In [1]:
# imports
import pandas as pd
from pandas.plotting import scatter_matrix
import numpy as np
import math
import json
import matplotlib.pyplot as plt
from preprocessing_tools import check_for_nan_columns, drop_nan_columns
from ml_tools import stratified_clf_cv_accuracy
from functools import partial
from scipy import stats
from scipy.stats import randint

from sklearn.dummy import DummyClassifier
from sklearn.model_selection import (train_test_split, cross_val_score, 
                                     GridSearchCV, RandomizedSearchCV,
                                     cross_val_predict)
from sklearn.preprocessing import StandardScaler
from sklearn.pipeline import make_pipeline
from sklearn.linear_model import SGDClassifier
from sklearn.metrics import mean_squared_error, make_scorer, confusion_matrix

In [2]:
df = pd.read_parquet('NYSE_dataset_v2_linregress.parquet')
df = df.drop(['priceRatioRelativeToS&P_1Q', 'priceRatioRelativeToS&P_3Q', 
              'priceRatioRelativeToS&P_4Q'], axis=1)

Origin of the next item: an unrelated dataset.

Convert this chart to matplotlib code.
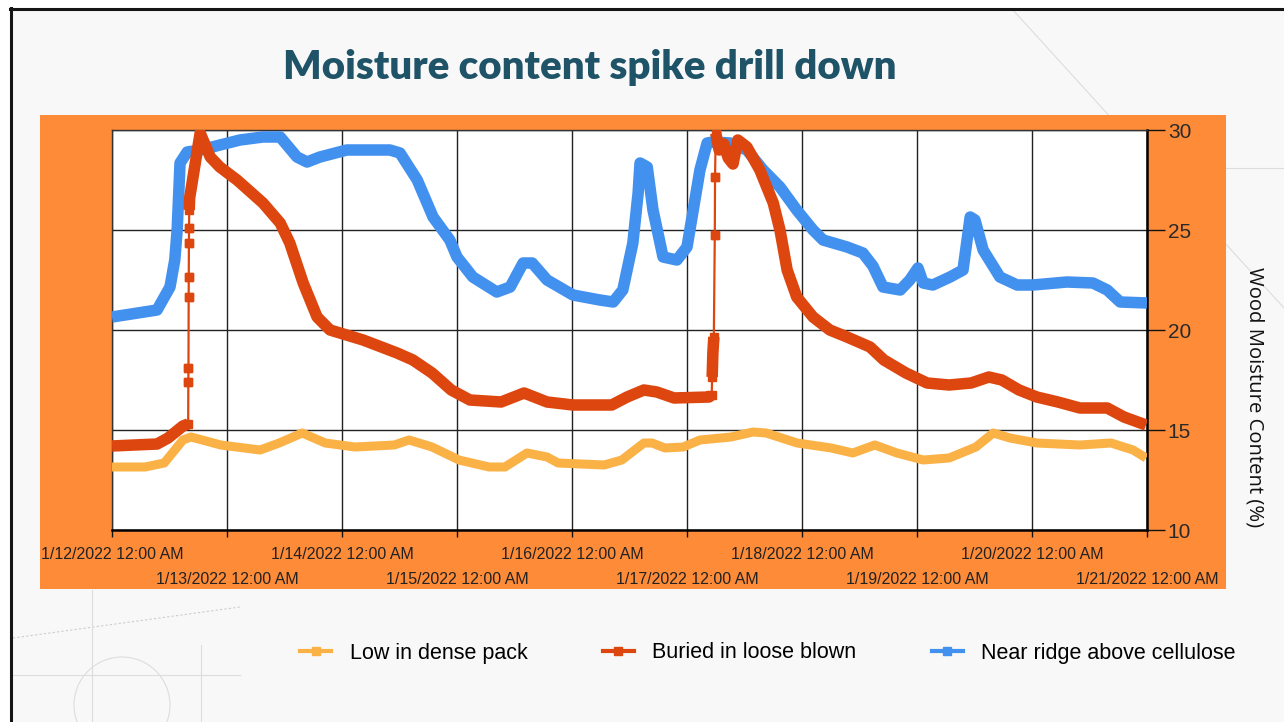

# making the output binary
df['priceRatioRelativeToS&P_2Q'] = \
    df['priceRatioRelativeToS&P_2Q'].apply(lambda x: 1 if x>=1 else 0)

input_df = df.drop('priceRatioRelativeToS&P_2Q', axis=1).copy()
output_df = df['priceRatioRelativeToS&P_2Q'].copy().to_frame()

X_train, X_test, y_train, y_test = train_test_split(input_df, 
                                                    output_df,
                                                    random_state=42,
                                                    test_size=0.2
                                                   )

# scaling data
input_scaler = StandardScaler()
X_train_scaled = input_scaler.fit_transform(X_train)
X_test_scaled = input_scaler.transform(X_test)
y_train = np.array(y_train).ravel()
y_test = np.array(y_test).ravel()
# categorical outputs dont need to be scaled

## Stochastic Gradient Descent
We first inspect the distribution of outcomes in the y_train set to determine if there is any imbalance in the classes. We anticipate each class to represent around 50% of the total. This is intuitive: the metric measures whether a company's stock price has done better than the market average. We would expect half of the companies to have done better than the market, and half worse.

In [3]:
(y_train == 0).sum()/len(y_train)

0.5128573648228714

We thus see that our intuitions are correct. **Since the outcomes in the dataset are balanced, we can safely use accuracy as a performance metric on this data.** We proceed now to train the SGDClassifier

In [4]:
sgd_clf = SGDClassifier(random_state=42)
sgd_clf.fit(X_train_scaled, y_train)

# using cross-validation and checking accuracy
cross_val_score(sgd_clf, X_train_scaled, y_train, cv=5, scoring='accuracy')

array([0.52631579, 0.53777433, 0.49873762, 0.53311323, 0.53496503])

In [6]:
# We note that we get the same result from our custom-built CV function
stratified_clf_cv_accuracy(sgd_clf, X_train_scaled, y_train, n_splits=5)

array([0.52631579, 0.53777433, 0.49873762, 0.53311323, 0.53496503])

In [7]:
# comparison to a dummy classifier
dummy_clf = DummyClassifier()
dummy_clf.fit(X_train, y_train)
cross_val_score(dummy_clf, X_train_scaled, y_train, cv=5, scoring='accuracy')

array([0.51272092, 0.51291513, 0.51291513, 0.51291513, 0.51282051])

We see that our SGDClassifier is only marginally better than a dummy classifier. This is not very impressive! We now inspect the confusion matrix. We see that we are getting many false positives and many false negatives. The model seems to be slightly better at predicting the positive outcomes.

In [11]:
y_train_pred = cross_val_predict(sgd_clf, X_train_scaled, y_train, cv=5)
cm = confusion_matrix(y_train, y_train_pred)
cm

array([[7531, 5672],
       [6526, 6015]], dtype=int64)